Although the Tron filing has received a lot of attention, it’s important to note that this is not the only crypto ETF product that Canary Capital seeks to launch in the US. The asset manager has filed applications for several crypto-based ETFs with the SEC, looking to take advantage of the opportunities created by the onset of a friendlier crypto climate in the country.
Canary Capital seems determined to expand its range of crypto-related services, submitting applications for ETFs tied to Solana (SOL), XRP, Sui (SUI), Pudgy Penguins (PENGU), and Hedera (HBAR).
Quick intro into Tron
Since a spot TRX ETF might be just around the corner, it’s worth finding out more about the asset it’s going to hold.
TRX is the native crypto of the TRON blockchain and was established in 2017 by Justin Sun. Initially, Tron was an Ethereum-based ERC-20 token and transitioned to its proprietary blockchain in 2018. The Tron network served as a decentralized content distribution platform, but later expanded its functions, integrating smart contracts, stablecoin issuance, and decentralized application (dApp) capabilities, and being supported by a delegated proof-of-stake (DPoS) consensus protocol.
In 2021, Tron became a fully decentralized project, being governed by a decentralized autonomous organization (DAO). Today, Tron is one of the most popular blockchain platforms available, with a user base exceeding 100 million and a registered total of over 3.4 billion transactions. One of its most noteworthy achievements is hosting the largest circulating supply of USD Tether (USDT) stablecoins.

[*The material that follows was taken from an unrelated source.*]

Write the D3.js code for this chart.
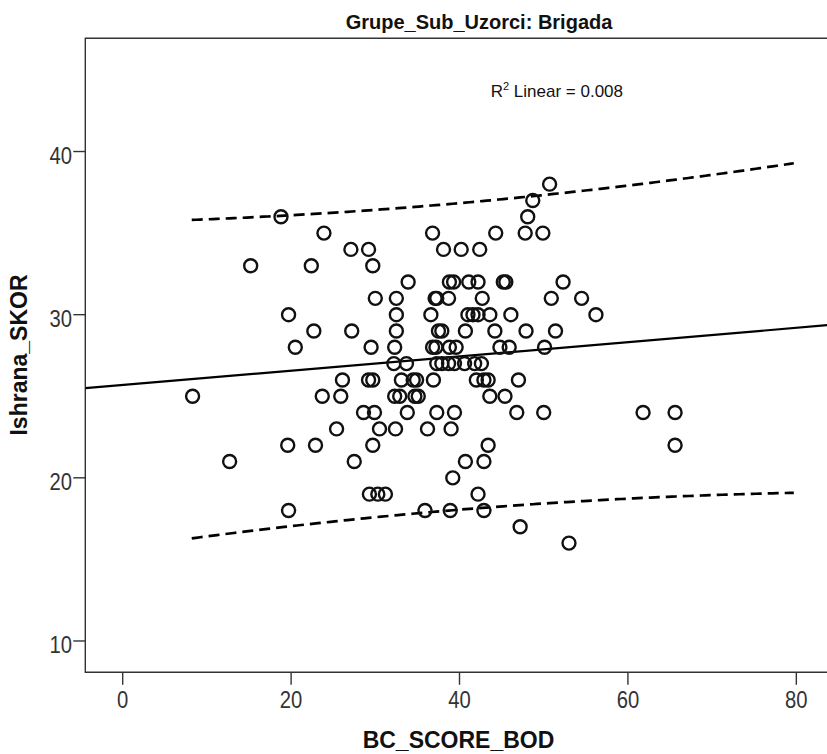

Other features that make Tron stand out in the market is the minimal or inexistent transactions fees – through the Gas Free service – and the ability to process 2000 transactions per second, which make it an attractive option for stablecoin holders.
The TRX token currently ranks 10th in the crypto market, with a trade price of $0.276825 and market cap of $26.26B at press time.
Chances of approval
With applications for spot crypto ETFs related to different altcoins coming from all sides lately, market insiders are naturally wondering about the odds of a spot Tron ETF receiving the stamp of approval from the SEC. Experts seem to be rather optimistic in this regard,
The launch of spot Bitcoin and Ether ETFs gives reasons to believe that the approval of other altcoin-based spot ETFs is not such a far-fetched prospect. The proposal also comes at a very opportune time, when the winds of change are sweeping across the US crypto landscape.
US regulators appear to be much more lenient these days with regard to digital assets than they were under the Biden administration, when the crypto crackdown started, catching many companies in the crosshairs, with enforcement measures and lawsuits piling up against them. With Trump’s return to the White House and the departure of Chair Gary Gensler, the SEC has been shifting its position on crypto, moving from regulation by enforcement to proactive rulemaking.
As a result, the commission decided to put an end to several high-profile lawsuits against major names in the crypto industry, such as Ripple and Coinbase. Under the new administration, the agency’s focus falls on developing more comprehensive and clear regulations for crypto assets that could lay the groundwork for a more supportive environment that promotes collaboration and innovation.
On the other hand, Tron is not the only asset waiting to get the green light for spot ETFs, and it’s certainly not the largest. Solana and Ripple are both in a much better position than Tron and, therefore, are more likely to obtain a positive response.
Moreover, the inclusion of the staking feature might also pose an obstacle for receiving consent, as the SEC has previously been reluctant to allow such features in ETFs.
Final thoughts
In anticipation of SEC’s response to Canary Capital’s application for a spot TRX ETF, we can only conclude that the growing institutional interest in crypto products represents a sign of market maturation, bringing more legitimacy to the industry and highlighting prospects for further growth.